The efficacy of neoadjuvant nivolumab plus chemotherapy in resectable stage IIIA non–small-cell lung cancer (NSCLC) has been supported by results presented at ASCO 2022 showing unprecedentedly high survival rates.
Three year data from the NADIM trial showed that overall survival was almost three times that reported in the historical series, according to study investigators from Spain.
Their study findings also backed the usefulness of ctDNA as an early surrogate end point in the context of neoadjuvant treatment.
In the phase 2 multicentre trial, 46 patients deemed eligible for surgical resection were treated with neoadjuvant paclitaxel, carboplatin plus nivolumab for three 21-day cycles, followed by adjuvant nivolumab monotherapy for one year.
The authors said they had previously reported the primary endpoint pathologic complete response (pCR) rate results, showing that the addition of neoadjuvant nivolumab to chemothjerapy significantly increased the pCR rate compared to 36.2%, compared to 6.8% with neoadjuvant chemotherapy alone (Relative Risk 5.25 [99% CI 1.32-20.87]; P = 0.0071).
New findings reported at ASCO showed that overall survival at 36 months was 81.9% (95% confidence interval [CI] = 66.8%–90.6%) in the intention-to-treat population (46 patients) and 91.0% (95% CI = 74.2%–97.0%) in the per-protocol population of 37 patients.
“These are unprecedentedly high survival rates in patients with stage IIIA NSCLC and have not been reported in prior studies evaluating neoadjuvant approaches,” the authors said.
They also noted that in the 12 patients who showed disease progression, the median time to progression was 19.4 months, which exceeded that of the overall follow-up from the previous series
An additional finding was that patients with low ctDNA levels (< 1% mutant allele fraction) at baseline had significantly improved progression-free survival (adjusted hazard ratio [HR] = 0.20, P = .006) and OS (adjusted HR = 0.07, P = .002) compared with patients with higher ctDNA levels. They added that ctDNA levels outperformed radiologic assessments in the prediction of survival.

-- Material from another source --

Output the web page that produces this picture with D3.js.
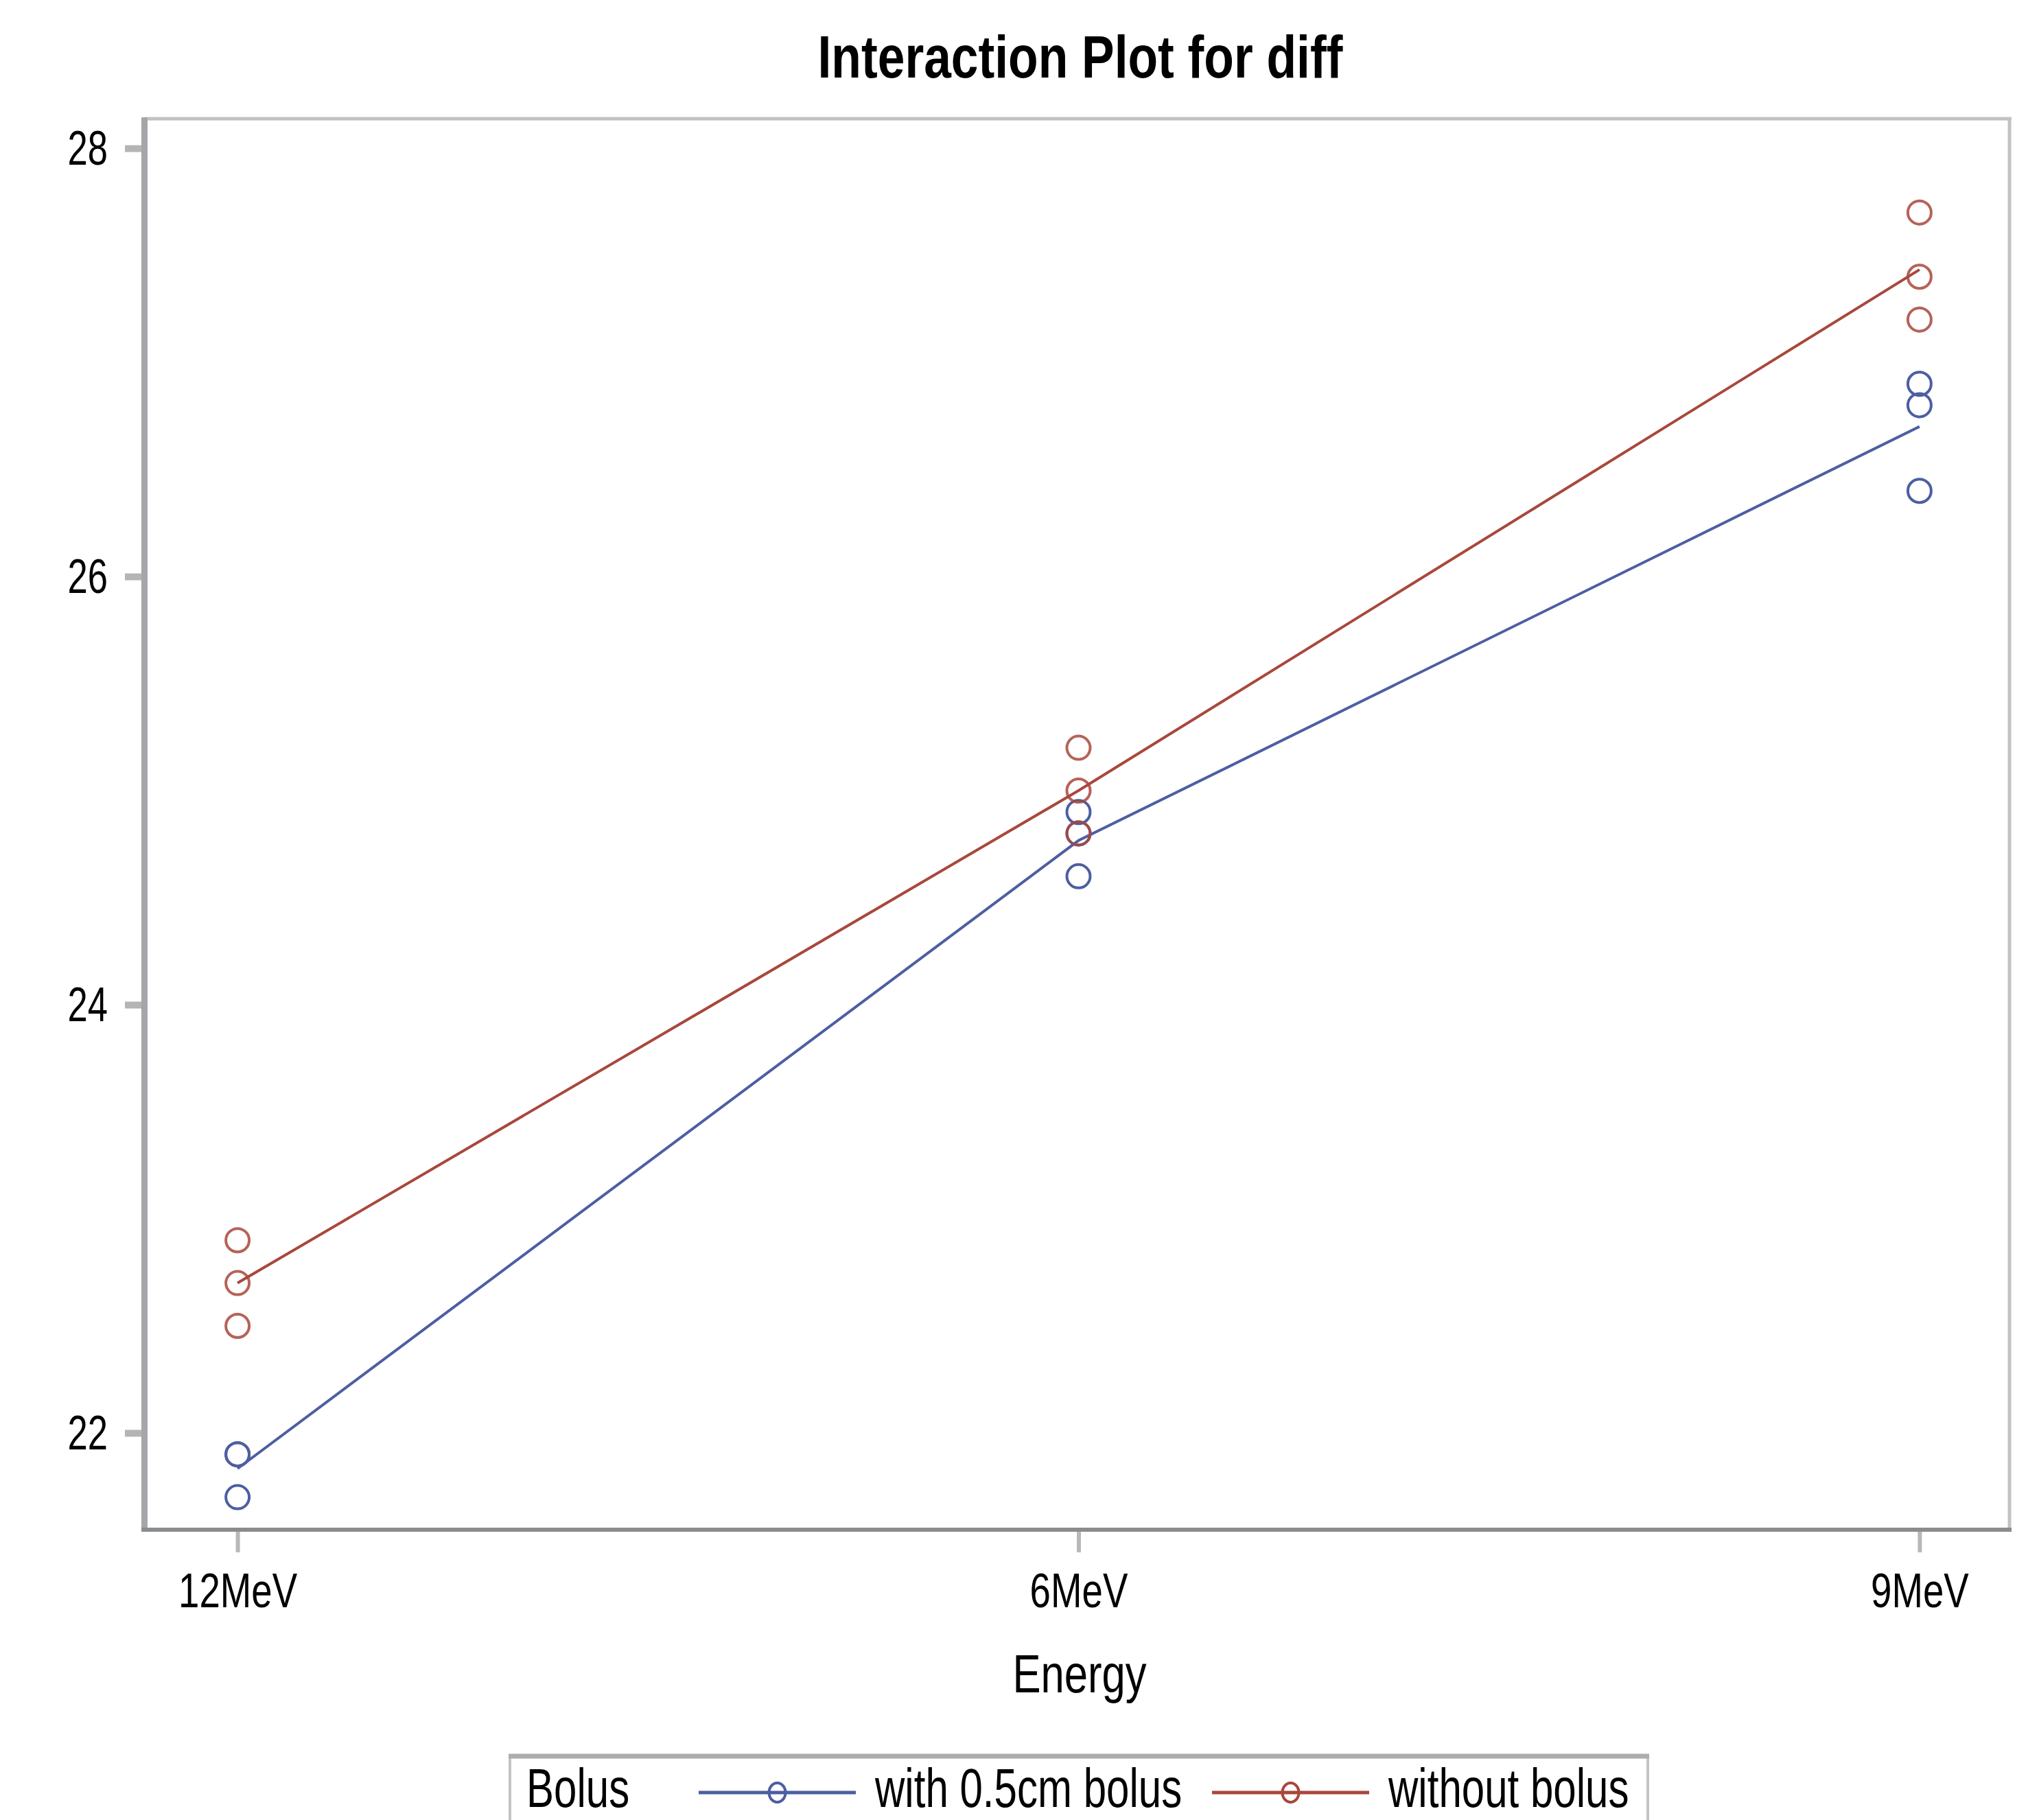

The study investigators said they had previously reported a modest increase in treatment related adverse effects in patients who received nivolumab in addition to chemotherapy, and none of them were associated with delayed surgery or death.
Neoadjuvant treatment with nivolumab enable more patients to have resection, they said, reporting surgery for 91% of pts treated with nivolumab and chemo and 69% with chemo alone.
“This study confirms the superiority of the chemo-immuno combination in patients with resectable stage IIIA NSCLC in terms of pCR, as well as the feasibility of surgery, with a moderate increase in grade 3-4 toxicity. Thus, this treatment should become the standard of care in these patients.”